Four years later, it came to power on its own, riding on a wave as it campaigned about HD Kumaraswamy’s betrayal of Yeddyurappa in the previous coalition arrangement.

Yeddyurappa, as chief minister, presented the first ever ‘agriculture budget’ and waived off the loans of farmers. However, he had to step down on corruption charges. He was replaced by DV Sadananda Gowda, who enjoyed a clean image and during whose time certain people-friendly governance reforms like ‘Sakala’ were introduced. But he, too, was replaced a year later by Jagadish Shettar, thanks to factional feuds in the party. In the 2013 election, the party fared badly, winning only 40 seats in the assembly. In the present assembly, the party has 104 members. Such has been the BJP’s electoral journey in the state.

An analysis of the BJP in state politics shows that it is largely perceived as a party with Lingayats as its main support base. Though Yeddyurappa has over the years built the party with his mass base and organisational capabilities, the role of Rama Bhat who helped the party win 18 seats in 1983, and in later years VS Acharya and Sadananda Gowda in the coastal region, BB Shivappa and KS Eshwarappa in Hassan and Shimoga districts, respectively, and Jagadish Shettar in North Karnataka, and HN Ananth Kumar and R Ashok in urban Bengaluru cannot be ignored.

Recently, there were rumours that Yeddyurappa would be replaced by another leader as state president of the party.

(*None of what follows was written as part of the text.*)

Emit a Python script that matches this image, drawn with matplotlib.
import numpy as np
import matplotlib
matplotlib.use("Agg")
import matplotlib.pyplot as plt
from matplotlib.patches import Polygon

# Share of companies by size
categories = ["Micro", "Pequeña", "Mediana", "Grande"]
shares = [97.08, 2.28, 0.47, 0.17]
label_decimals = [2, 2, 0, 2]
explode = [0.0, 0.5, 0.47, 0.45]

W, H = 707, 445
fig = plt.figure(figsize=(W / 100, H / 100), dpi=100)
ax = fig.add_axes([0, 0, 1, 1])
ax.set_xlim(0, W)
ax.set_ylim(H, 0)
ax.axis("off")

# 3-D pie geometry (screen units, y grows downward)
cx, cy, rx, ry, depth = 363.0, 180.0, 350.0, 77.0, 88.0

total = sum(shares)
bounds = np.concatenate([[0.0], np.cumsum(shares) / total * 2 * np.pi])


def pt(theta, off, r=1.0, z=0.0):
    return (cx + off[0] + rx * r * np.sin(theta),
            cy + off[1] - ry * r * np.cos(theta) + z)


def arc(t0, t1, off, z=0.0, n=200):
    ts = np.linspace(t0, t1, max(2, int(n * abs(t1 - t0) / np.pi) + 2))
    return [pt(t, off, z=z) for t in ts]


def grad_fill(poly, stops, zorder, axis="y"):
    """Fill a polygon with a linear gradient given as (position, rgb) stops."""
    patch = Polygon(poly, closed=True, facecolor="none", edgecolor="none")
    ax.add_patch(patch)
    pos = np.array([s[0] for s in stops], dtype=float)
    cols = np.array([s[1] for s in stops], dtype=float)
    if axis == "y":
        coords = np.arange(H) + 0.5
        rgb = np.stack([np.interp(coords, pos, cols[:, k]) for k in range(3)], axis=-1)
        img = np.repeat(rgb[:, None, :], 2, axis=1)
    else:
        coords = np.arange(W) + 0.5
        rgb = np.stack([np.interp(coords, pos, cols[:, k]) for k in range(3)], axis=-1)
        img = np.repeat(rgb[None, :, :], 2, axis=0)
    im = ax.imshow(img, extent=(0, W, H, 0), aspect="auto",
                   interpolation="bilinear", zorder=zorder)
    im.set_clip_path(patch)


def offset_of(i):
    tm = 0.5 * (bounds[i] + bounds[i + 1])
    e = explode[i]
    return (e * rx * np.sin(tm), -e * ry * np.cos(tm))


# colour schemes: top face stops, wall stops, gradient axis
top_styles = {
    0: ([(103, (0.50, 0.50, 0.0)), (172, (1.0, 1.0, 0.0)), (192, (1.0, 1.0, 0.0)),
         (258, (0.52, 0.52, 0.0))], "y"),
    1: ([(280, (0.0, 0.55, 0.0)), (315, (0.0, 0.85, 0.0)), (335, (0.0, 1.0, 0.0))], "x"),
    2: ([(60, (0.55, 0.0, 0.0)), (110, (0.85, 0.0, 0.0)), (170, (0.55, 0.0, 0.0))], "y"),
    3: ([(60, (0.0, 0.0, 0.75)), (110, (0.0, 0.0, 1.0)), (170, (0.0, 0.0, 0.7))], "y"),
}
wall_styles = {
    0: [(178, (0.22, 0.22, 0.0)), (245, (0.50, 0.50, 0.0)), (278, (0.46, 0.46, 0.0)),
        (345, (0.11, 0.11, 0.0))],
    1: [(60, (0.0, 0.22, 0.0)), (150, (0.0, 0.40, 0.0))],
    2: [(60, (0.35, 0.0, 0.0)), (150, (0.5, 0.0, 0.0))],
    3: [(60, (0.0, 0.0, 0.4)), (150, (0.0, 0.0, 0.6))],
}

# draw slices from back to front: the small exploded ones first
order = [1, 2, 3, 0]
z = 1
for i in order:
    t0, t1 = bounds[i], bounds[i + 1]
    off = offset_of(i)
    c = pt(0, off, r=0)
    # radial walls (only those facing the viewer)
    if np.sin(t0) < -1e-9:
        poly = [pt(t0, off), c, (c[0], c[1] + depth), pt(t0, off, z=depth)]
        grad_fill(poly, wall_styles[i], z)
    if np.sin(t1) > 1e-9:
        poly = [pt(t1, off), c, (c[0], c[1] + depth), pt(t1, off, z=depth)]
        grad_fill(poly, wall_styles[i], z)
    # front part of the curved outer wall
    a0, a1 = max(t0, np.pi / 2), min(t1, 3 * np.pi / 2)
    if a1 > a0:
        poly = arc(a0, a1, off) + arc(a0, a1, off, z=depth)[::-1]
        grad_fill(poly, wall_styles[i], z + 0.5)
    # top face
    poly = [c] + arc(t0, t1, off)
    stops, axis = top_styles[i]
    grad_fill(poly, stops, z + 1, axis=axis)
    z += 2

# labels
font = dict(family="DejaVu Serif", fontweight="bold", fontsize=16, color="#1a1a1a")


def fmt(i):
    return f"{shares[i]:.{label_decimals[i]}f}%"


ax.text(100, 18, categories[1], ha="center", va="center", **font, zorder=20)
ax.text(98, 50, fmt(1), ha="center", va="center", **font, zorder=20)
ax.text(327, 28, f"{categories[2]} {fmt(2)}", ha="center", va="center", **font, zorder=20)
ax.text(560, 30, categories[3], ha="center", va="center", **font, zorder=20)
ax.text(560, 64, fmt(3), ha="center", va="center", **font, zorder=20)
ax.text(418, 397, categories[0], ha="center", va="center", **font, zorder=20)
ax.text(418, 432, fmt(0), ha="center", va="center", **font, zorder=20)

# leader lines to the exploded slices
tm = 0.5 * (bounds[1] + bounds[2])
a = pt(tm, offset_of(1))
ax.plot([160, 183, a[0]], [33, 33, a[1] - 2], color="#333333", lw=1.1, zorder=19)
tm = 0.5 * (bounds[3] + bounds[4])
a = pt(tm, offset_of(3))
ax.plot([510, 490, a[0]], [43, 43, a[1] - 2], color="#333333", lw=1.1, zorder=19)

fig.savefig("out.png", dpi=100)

But the BJP ‘High Command’ seems to have decided to retain him till the Lok Sabha elections are over. In the longer term, however, given Yeddyurappa’s age, the party will have to look for an equally mass-based leader with organisational skills and a pan-Karnataka image to head the state unit.

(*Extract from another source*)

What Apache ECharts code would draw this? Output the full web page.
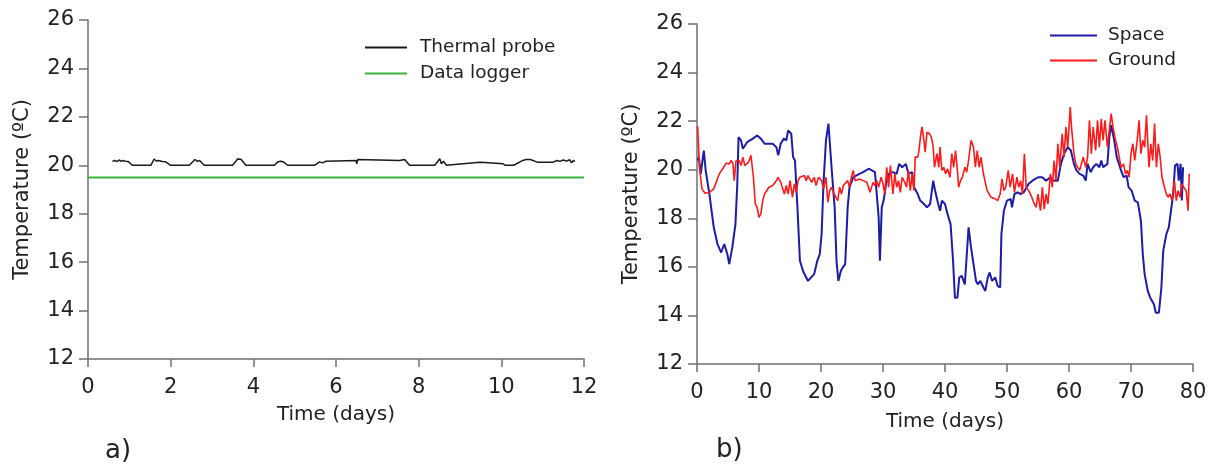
<!DOCTYPE html>
<html>
<head>
<meta charset="utf-8">
<script src="https://cdn.jsdelivr.net/npm/echarts@6/dist/echarts.min.js"></script>
<style>
html,body{margin:0;padding:0;background:#fff;}
#chart{width:1217px;height:468px;}
</style>
</head>
<body>
<div id="chart"></div>
<script>
// ---- Panel a) ----
const probeDays = [0.59,0.65,0.7,0.75,0.8,0.85,0.9,0.97,1.07,1.52,1.6,1.65,1.7,1.8,1.87,2.0,2.45,2.59,2.65,2.7,2.81,3.5,3.62,3.7,3.82,4.51,4.6,4.66,4.72,4.83,5.48,5.6,5.68,5.76,6.49,6.5,6.53,6.56,7.54,7.66,7.78,8.39,8.51,8.55,8.6,8.67,9.48,9.6,10.04,10.1,10.3,10.52,10.6,10.7,10.87,11.25,11.35,11.42,11.5,11.58,11.65,11.7,11.74,11.78];
const probeTemps = [20.16,20.2,20.15,20.22,20.16,20.2,20.17,20.16,20.0,20.0,20.26,20.18,20.2,20.16,20.15,20.0,20.0,20.24,20.16,20.2,20.0,20.0,20.26,20.25,20.0,20.0,20.15,20.17,20.15,20.0,20.0,20.14,20.1,20.17,20.2,20.06,20.24,20.18,20.2,20.24,20.0,20.0,20.27,20.06,20.17,20.0,20.13,20.12,20.06,20.0,20.0,20.2,20.24,20.24,20.13,20.13,20.2,20.16,20.22,20.17,20.23,20.1,20.2,20.15];
const loggerDays = [0, 12];
const loggerTemps = [19.5, 19.5];

// ---- Panel b) ----
const spaceDays = [0.1,0.3,0.6,1.1,1.4,2.0,2.7,3.3,3.9,4.4,4.9,5.2,5.7,6.2,6.5,6.7,7.1,7.4,8.1,9.0,9.7,10.3,10.9,12.2,12.8,13.1,13.5,14.0,14.4,14.7,15.2,15.5,15.8,16.2,16.6,17.1,17.9,18.9,19.4,19.8,20.1,20.4,20.8,21.2,21.7,22.2,22.5,22.8,23.2,23.5,23.9,24.3,24.6,25.2,26.2,26.8,27.7,28.7,29.0,29.3,29.5,29.8,30.1,30.5,30.9,31.6,32.2,32.6,33.1,33.7,34.1,34.7,35.0,35.6,36.0,36.6,37.1,37.6,38.1,38.4,38.9,39.2,39.5,40.0,40.4,40.9,41.3,41.6,42.0,42.3,42.7,43.2,43.5,43.8,44.2,44.6,45.0,45.3,45.7,46.2,46.5,46.9,47.2,47.6,48.1,48.5,48.9,49.1,49.5,50.0,50.6,50.8,51.2,51.7,52.2,52.7,53.5,54.1,55.0,55.7,56.3,57.0,57.6,58.2,58.7,59.2,59.8,60.3,60.8,61.2,61.7,62.3,62.7,63.0,63.5,63.9,64.4,64.9,65.2,65.5,66.2,66.5,66.8,67.3,67.7,68.4,68.8,69.3,69.6,70.1,70.6,71.1,71.6,71.9,72.2,72.7,73.1,73.7,74.0,74.5,74.9,75.2,75.7,76.1,76.4,76.8,77.1,77.5,77.7,78.0,78.2,78.4];
const spaceTemps = [20.38,20.52,19.83,20.79,19.97,19.0,17.63,16.94,16.59,16.94,16.52,16.11,16.8,17.76,19.42,21.34,21.21,20.86,21.14,21.28,21.41,21.28,21.07,21.07,20.93,20.59,21.07,21.28,21.21,21.62,21.48,20.52,20.38,18.45,16.25,15.83,15.42,15.7,16.25,16.52,17.35,19.42,21.21,21.9,20.1,18.45,16.25,15.42,15.83,15.97,16.11,18.45,19.28,19.69,19.83,19.9,20.04,19.9,19.83,18.04,16.25,18.45,18.73,19.42,19.83,19.9,19.83,20.24,20.1,20.24,19.83,19.9,19.28,19.0,18.73,18.59,18.45,18.59,19.55,19.14,18.59,18.31,18.73,18.59,18.18,17.76,16.25,14.73,14.73,15.56,15.63,15.28,15.28,17.63,16.8,16.11,15.42,15.28,15.42,15.15,15.01,15.56,15.77,15.42,15.56,15.21,15.15,17.35,18.31,18.73,18.8,18.45,19.0,19.07,19.0,19.07,19.42,19.55,19.69,19.69,19.55,19.69,19.55,19.55,20.24,20.66,20.93,20.79,20.24,19.97,19.83,19.76,19.55,20.24,19.9,20.1,20.24,20.1,20.38,20.1,20.24,21.34,21.83,21.21,20.52,19.97,19.69,19.76,19.28,19.14,18.73,18.66,17.9,16.52,15.7,15.01,14.73,14.46,14.11,14.11,15.15,16.66,17.35,17.63,17.56,19.0,20.17,20.24,19.55,20.24,18.73,20.1];
const groundDays = [0.1,0.4,0.8,1.3,2.0,2.7,3.2,3.6,4.3,4.7,5.2,5.5,5.8,6.0,6.3,6.8,7.1,7.4,7.7,8.3,8.7,8.9,9.1,9.4,9.7,10.0,10.3,10.6,10.9,11.6,12.2,12.8,13.1,13.5,13.8,14.1,14.4,14.7,15.0,15.4,15.7,16.0,16.3,16.6,17.3,17.6,17.9,18.2,18.5,18.9,19.2,19.6,20.1,20.4,20.8,21.1,21.4,21.7,22.0,22.3,22.7,23.0,23.3,23.6,23.9,24.3,24.6,24.9,25.2,25.5,26.2,26.8,27.4,27.9,28.4,28.7,29.0,29.3,29.7,30.0,30.3,30.6,30.9,31.2,31.6,31.9,32.2,32.5,32.8,33.1,33.5,33.8,34.1,34.4,34.7,35.0,35.2,35.6,35.8,36.1,36.3,36.6,36.8,37.1,37.5,37.8,38.1,38.3,38.7,39.0,39.2,39.5,39.8,40.1,40.4,40.8,41.1,41.4,41.7,42.0,42.2,42.5,42.8,43.2,43.5,43.8,44.2,44.6,44.9,45.2,45.5,45.8,46.2,46.5,46.8,47.4,48.1,48.5,48.9,49.2,49.5,49.8,50.2,50.5,50.9,51.2,51.6,51.9,52.2,52.5,52.8,53.1,53.5,54.0,54.4,54.7,55.0,55.4,55.7,56.0,56.3,56.6,57.0,57.3,57.6,57.9,58.2,58.5,58.9,59.2,59.5,59.8,60.2,60.4,60.8,61.1,61.4,61.7,62.0,62.3,62.7,63.0,63.3,63.6,63.9,64.3,64.6,64.9,65.2,65.5,65.8,66.2,66.5,66.8,67.1,67.4,67.8,68.1,68.4,68.8,69.1,69.4,69.7,70.0,70.3,70.6,71.0,71.3,71.6,71.9,72.2,72.5,72.9,73.2,73.5,73.8,74.1,74.4,74.7,75.0,75.4,75.7,76.0,76.3,76.6,77.0,77.3,77.6,77.9,78.2,78.5,78.9,79.2,79.4];
const groundTemps = [21.79,20.1,19.21,19.03,19.07,19.21,19.55,19.83,20.1,20.27,20.24,20.38,20.24,19.55,20.38,20.38,20.17,20.52,20.17,20.31,20.59,20.66,19.69,18.59,18.45,18.04,18.18,18.73,19.0,19.28,19.35,19.55,19.69,19.48,19.42,19.0,19.35,19.0,19.55,18.87,19.42,19.07,19.55,19.69,19.76,19.55,19.76,19.83,19.48,19.69,19.35,19.69,19.55,19.21,19.69,18.66,19.14,19.28,19.07,19.07,18.73,19.28,19.0,19.35,19.28,19.55,19.28,19.69,19.97,19.55,19.62,19.55,19.48,19.07,19.48,19.35,19.55,19.28,19.69,19.42,19.0,20.1,19.28,20.17,19.0,19.83,19.28,19.55,19.07,19.69,19.48,19.28,19.97,19.14,19.83,19.14,20.52,20.52,20.79,21.48,21.76,21.21,20.72,21.55,21.48,21.34,20.93,20.1,20.66,20.1,20.93,19.97,20.1,19.83,20.04,19.69,20.66,20.1,20.79,19.97,19.28,19.55,19.69,20.1,19.9,20.38,21.21,20.93,20.1,20.79,20.1,20.52,19.83,19.48,19.14,18.87,18.8,18.73,19.0,19.62,19.14,19.28,19.97,19.28,19.83,19.07,19.69,19.28,19.55,19.0,20.66,19.28,19.14,18.87,18.59,18.45,19.0,18.31,19.28,18.38,19.0,18.59,19.83,19.28,20.38,19.55,21.07,20.1,21.48,20.52,21.76,20.93,22.58,21.76,20.66,20.24,20.1,19.97,20.24,20.52,20.1,20.52,22.03,20.66,21.76,20.79,22.03,20.93,22.1,21.21,22.03,20.93,21.62,22.31,21.76,21.34,20.93,20.52,20.1,20.24,19.83,19.97,19.69,20.66,21.07,20.38,21.21,22.03,20.66,21.21,20.93,22.24,20.1,21.07,20.38,21.9,20.1,21.07,20.52,19.69,19.28,19.0,18.87,19.0,18.73,19.55,18.73,19.14,18.87,19.42,19.28,19.14,18.31,19.83];

const yTicks = [12,14,16,18,20,22,24,26];

function zip(a, b){ return a.map((v,i)=>[v,b[i]]); }

const FONT = 'DejaVu Sans';
const axisColor = '#707070';
const textColor = '#222';

function yAxis(gridIndex){
  return {
    type:'value', gridIndex, min:yTicks[0], max:yTicks[yTicks.length-1], interval:2,
    name:'Temperature (ºC)', nameLocation:'middle', nameGap:55,
    nameTextStyle:{fontFamily:FONT,fontSize:21,color:textColor},
    axisLine:{show:true,lineStyle:{color:axisColor,width:1.5}},
    axisTick:{show:true,inside:false,length:9,lineStyle:{color:axisColor,width:1.5}},
    axisLabel:{fontFamily:FONT,fontSize:21,color:textColor,margin:14},
    splitLine:{show:false}
  };
}
function xAxis(gridIndex, max, interval, nameGap){
  return {
    type:'value', gridIndex, min:0, max, interval,
    name:'Time (days)', nameLocation:'middle', nameGap,
    nameTextStyle:{fontFamily:FONT,fontSize:20,color:textColor},
    axisLine:{show:true,onZero:false,lineStyle:{color:axisColor,width:1.5}},
    axisTick:{show:true,inside:false,length:8,lineStyle:{color:axisColor,width:1.5}},
    axisLabel:{fontFamily:FONT,fontSize:21,color:textColor,margin:18},
    splitLine:{show:false}
  };
}

const chart = echarts.init(document.getElementById('chart'), null, {renderer:'canvas'});
chart.setOption({
  animation:false,
  backgroundColor:'#fff',
  grid:[
    {left:88, top:20, width:496, height:339},
    {left:697, top:24, width:496, height:340}
  ],
  xAxis:[xAxis(0,12,2,46), xAxis(1,80,10,48)],
  yAxis:[yAxis(0), yAxis(1)],
  legend:[
    {data:['Thermal probe','Data logger'], left:365, top:38, orient:'vertical', padding:0,
     itemWidth:42, itemHeight:14, itemGap:7, icon:'path://M0,6h42v2h-42z',
     textStyle:{fontFamily:FONT,fontSize:18.5,color:textColor,padding:[0,0,0,8]}},
    {data:['Space','Ground'], left:1050, top:26, orient:'vertical', padding:0,
     itemWidth:47, itemHeight:14, itemGap:6, icon:'path://M0,6h47v2h-47z',
     textStyle:{fontFamily:FONT,fontSize:18.5,color:textColor,padding:[0,0,0,6]}}
  ],
  graphic:[
    {type:'text', left:105, top:438, style:{text:'a)', fontFamily:FONT, fontSize:26, fill:textColor}},
    {type:'text', left:716, top:437, style:{text:'b)', fontFamily:FONT, fontSize:26, fill:textColor}}
  ],
  series:[
    {name:'Thermal probe', type:'line', xAxisIndex:0, yAxisIndex:0, data:zip(probeDays,probeTemps),
     symbol:'none', lineStyle:{color:'#1a1a1a',width:1.5}, itemStyle:{color:'#1a1a1a'}},
    {name:'Data logger', type:'line', xAxisIndex:0, yAxisIndex:0, data:zip(loggerDays,loggerTemps),
     symbol:'none', lineStyle:{color:'#3cb23c',width:2}, itemStyle:{color:'#3cb23c'}},
    {name:'Space', type:'line', xAxisIndex:1, yAxisIndex:1, data:zip(spaceDays,spaceTemps),
     symbol:'none', lineStyle:{color:'#1c1ca6',width:2}, itemStyle:{color:'#1c1ca6'}},
    {name:'Ground', type:'line', xAxisIndex:1, yAxisIndex:1, data:zip(groundDays,groundTemps),
     symbol:'none', lineStyle:{color:'#ff1a1a',width:1.6}, itemStyle:{color:'#ff1a1a'}}
  ]
});
</script>
</body>
</html>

While the BJP needs to expand its electoral base in the southern region of the state, from a larger perspective, it has to accord priority to broadening its social base, too.

In the 2018 assembly election, the party won 16 seats in the SC category, largely those of the ‘left’ group from among SCs, who were dissatisfied with the Siddaramaiah government’s failure to implement the Sadashiva Commission recommendations, and nine seats from the ST group and 16 from the OBC category.

While this seems to be good performance, expanding the party’s outreach to the SC, ST and OBC categories would help it refurbish its image, which is largely of being a Lingayat-Brahmin-trader party. Influential SC, ST and OBC leaders will have to be given key decision-making positions in the party. It would also do good for the party to draw up plans for improving the living conditions of the disadvantaged sections of society. Likewise, it should truly reach out to the minorities if its secular credentials are to be believed.

The hard reality is that the party gave no tickets to Muslims in the recent election though it was the beneficiary of votes from some sections of Muslims. Strengthening the women’s wing and involving women in electoral politics in a substantial way also merits serious attention. The party has only three women MLAs in the present assembly.

The dilemma before the BJP at the national level, which is true at the state level, too, seems to be, how to reconcile its commitment to the core Hindutva ideology and associated vote bank with the compulsions of realpolitik.

It is imperative that the party commits itself unequivocally to the values of secularism and pluralism, which are the bedrock of Indian polity.

Ultra right-wing leaders who talk of rewriting the Constitution and shooting progressive intellectuals in public must be ostracised and moderate voices within the party encouraged. That is the only way the party can make itself acceptable to the larger Indian populace.

At the state level, the party would do well to function as a credible opposition, instead of constantly going into the past, as its leaders did during the recent budget session. Confronting the government by projecting policy alternatives from time to time is the best course of action to follow.

As regards the upcoming Lok Sabha election, though the top leadership of the party has not supported separate statehood for North Karnataka region, it has indirectly encouraged lower level local leaders to support such demands. The party may, however, exploit the wider issue of north-south divide for electoral advantage. The challenges are manifold and whether the party’s senior leaders can rise above their factionalism to tackle them will determine its future in Karnataka.